Deep learning enhanced mobile-phone microscopy
This provides a cost-effective, portable alternative to bulky microscopes for clinical and biomedical applications, though it is incremental as it applies an existing method to a specific problem.
The paper tackled optical distortions in mobile-phone microscopes by using deep learning to correct them, resulting in high-resolution, denoised images that match benchtop microscope performance and extend depth-of-field.
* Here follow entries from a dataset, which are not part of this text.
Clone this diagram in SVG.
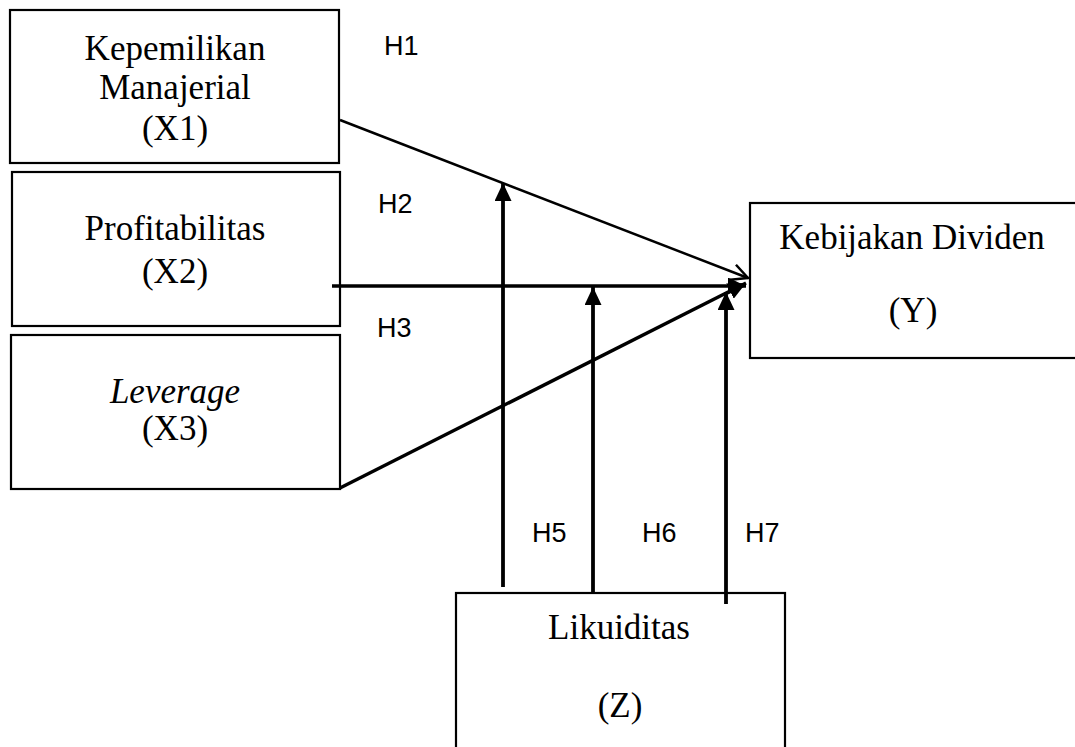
<svg xmlns="http://www.w3.org/2000/svg" width="1075" height="747" viewBox="0 0 1075 747">
<defs>
<style>
.box{fill:#fff;stroke:#000;stroke-width:2.2}
.t{font-family:"Liberation Serif","Times New Roman",serif;font-size:35px;fill:#000;text-anchor:middle}
.h{font-family:"Liberation Sans",Arial,sans-serif;font-size:27px;fill:#000}
.ln{stroke:#000;fill:none}
</style>
<marker id="tri" viewBox="0 0 18 17" refX="18" refY="8.5" markerWidth="18" markerHeight="17" markerUnits="userSpaceOnUse" orient="auto">
<path d="M0,0 L18,8.5 L0,17 Z" fill="#000"/>
</marker>
<marker id="open" viewBox="0 0 20 20" refX="18" refY="10" markerWidth="20" markerHeight="20" markerUnits="userSpaceOnUse" orient="auto">
<path d="M2,2 L18,10 L2,18" fill="none" stroke="#000" stroke-width="2.5"/>
</marker>
</defs>
<rect width="1075" height="747" fill="#fff"/>
<g id="X1">
<rect class="box" x="10" y="10" width="329" height="153"/>
<text class="t" x="175" y="60">Kepemilikan</text>
<text class="t" x="175" y="99">Manajerial</text>
<text class="t" x="175" y="140">(X1)</text>
</g>
<g id="X2">
<rect class="box" x="12" y="172" width="328" height="154"/>
<text class="t" x="175" y="240">Profitabilitas</text>
<text class="t" x="175" y="283">(X2)</text>
</g>
<g id="X3">
<rect class="box" x="11" y="335" width="329" height="154"/>
<text class="t" x="175" y="403" font-style="italic">Leverage</text>
<text class="t" x="175" y="440">(X3)</text>
</g>
<g id="Y">
<rect class="box" x="750" y="203" width="330" height="155"/>
<text class="t" x="912" y="249">Kebijakan Dividen</text>
<text class="t" x="913" y="322">(Y)</text>
</g>
<g id="Z">
<rect class="box" x="456" y="593" width="329" height="170"/>
<text class="t" x="619" y="639">Likuiditas</text>
<text class="t" x="620" y="717">(Z)</text>
</g>
<g id="connectors">
<line class="ln" x1="340" y1="120" x2="748" y2="278" stroke-width="2.5" marker-end="url(#open)"/>
<line class="ln" x1="332" y1="286" x2="746" y2="286" stroke-width="3.5" marker-end="url(#tri)"/>
<line class="ln" x1="340" y1="488" x2="746" y2="283" stroke-width="3.5" marker-end="url(#tri)"/>
<line class="ln" x1="503" y1="587" x2="503" y2="183" stroke-width="3.8" marker-end="url(#tri)"/>
<line class="ln" x1="593" y1="593" x2="593" y2="287" stroke-width="3.8" marker-end="url(#tri)"/>
<line class="ln" x1="726" y1="604" x2="726" y2="292" stroke-width="3.8" marker-end="url(#tri)"/>
</g>
<g id="labels">
<text class="h" x="384" y="55">H1</text>
<text class="h" x="378" y="213">H2</text>
<text class="h" x="377" y="337">H3</text>
<text class="h" x="532" y="542">H5</text>
<text class="h" x="642" y="542">H6</text>
<text class="h" x="745" y="542">H7</text>
</g>
</svg>
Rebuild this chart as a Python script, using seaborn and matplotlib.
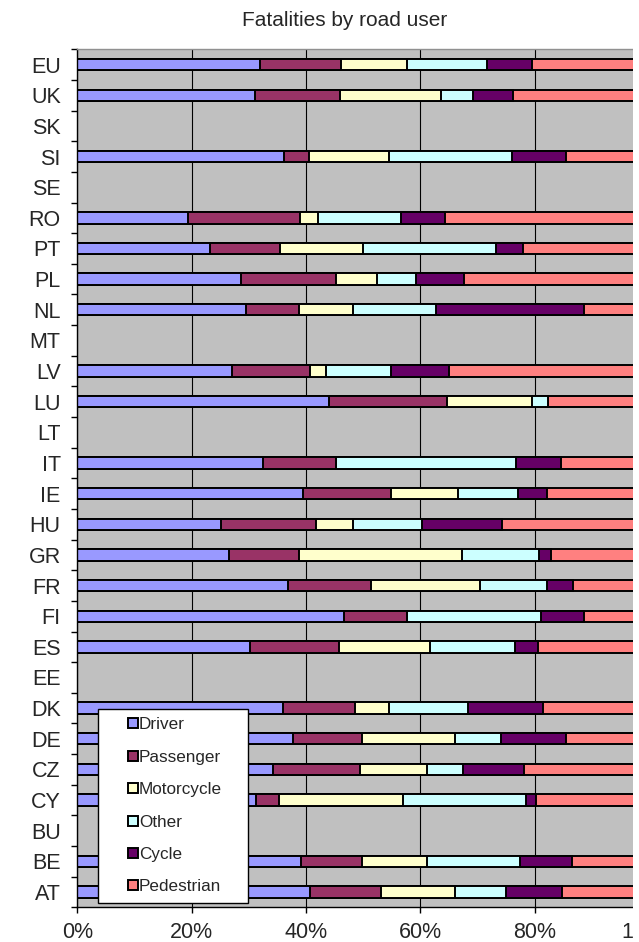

Mobile-phones have facilitated the creation of field-portable, cost-effective imaging and sensing technologies that approach laboratory-grade instrument performance. However, the optical imaging interfaces of mobile-phones are not designed for microscopy and produce spatial and spectral distortions in imaging microscopic specimens. Here, we report on the use of deep learning to correct such distortions introduced by mobile-phone-based microscopes, facilitating the production of high-resolution, denoised and colour-corrected images, matching the performance of benchtop microscopes with high-end objective lenses, also extending their limited depth-of-field. After training a convolutional neural network, we successfully imaged various samples, including blood smears, histopathology tissue sections, and parasites, where the recorded images were highly compressed to ease storage and transmission for telemedicine applications. This method is applicable to other low-cost, aberrated imaging systems, and could offer alternatives for costly and bulky microscopes, while also providing a framework for standardization of optical images for clinical and biomedical applications.